A versão validada ainda excluiu um trecho que tentava ao menos proibir a cobrança de taxas, cerne do problema identificado anteriormente pelo INSS. O texto inicial previa a possibilidade de desconto “sem encargos financeiros”, mas essa parte foi suprimida antes da votação final.

A questão virou motivo de discórdia durante a votação no plenário da Câmara, com manifestações contrárias de parlamentares do PT, PCdoB, PSB e PSOL.

“Não há nada escrito sobre a antecipação ser [feita] no mês, nada. […] Isso significa que os bancos vão criar uma nova operação, muito pior do que o crédito consignado. O crédito consignado tem limite de juros, que hoje estão em torno de 1,8%. Aqui o banqueiro vai poder cobrar o quanto ele quiser de juros, sem limite para o endividamento do coitado do aposentado”, criticou o deputado Rogério Correa (PT-MG) durante a sessão.

“O relator não permitiu que fosse colocada a frase ‘sem encargos financeiros para o beneficiário'”, acrescentou.

O relator do projeto, deputado Danilo Forte (União Brasil-CE), disse que o trecho foi suprimido pela Casa Civil, em decisão validada em acordo com líderes partidários.

Segundo interlocutores do governo, o INSS considera absurda a autorização para o desconto da antecipação de benefício.
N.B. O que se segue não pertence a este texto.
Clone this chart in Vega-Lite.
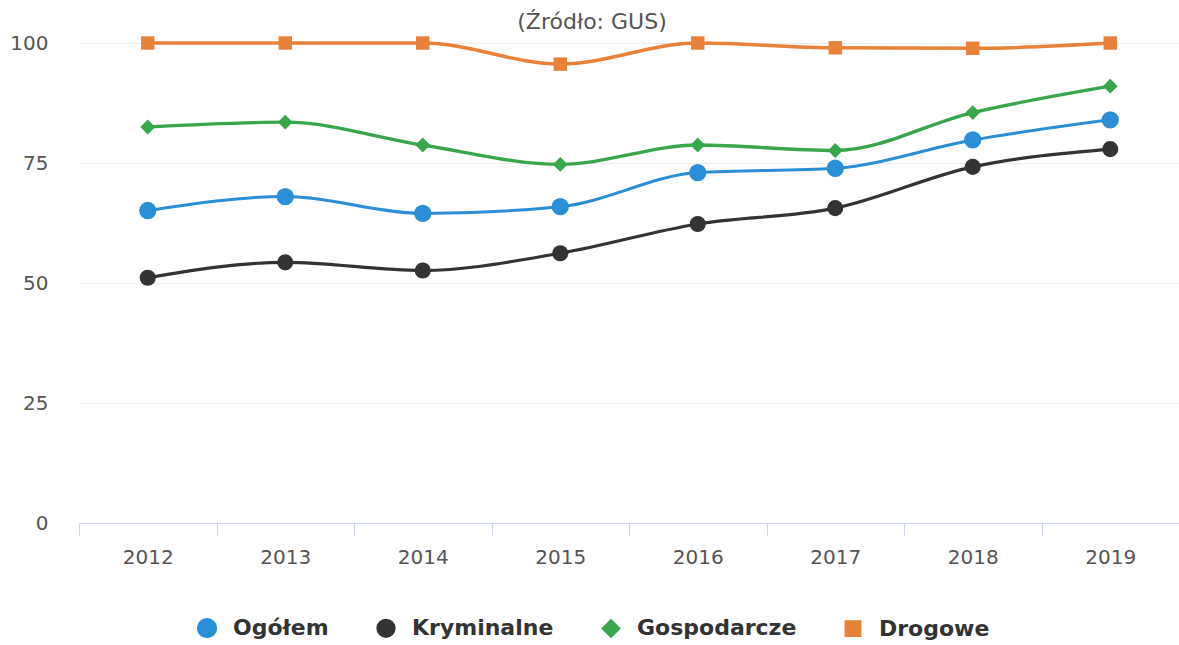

Oficialmente, o órgão não se manifestou quando procurado pela reportagem.

A ABBC (Associação Brasileira de Bancos) —entidade que tem o PicPay entre seus associados— disse ser contra a manutenção do dispositivo, independentemente da inclusão ou não da expressão “sem encargo financeiro”.

“A associação entende que essa modalidade representa riscos relevantes, que justificam sua supressão integral do texto legal”, disse, em nota. Segundo a entidade, o modelo de antecipação amplia riscos de superendividamento.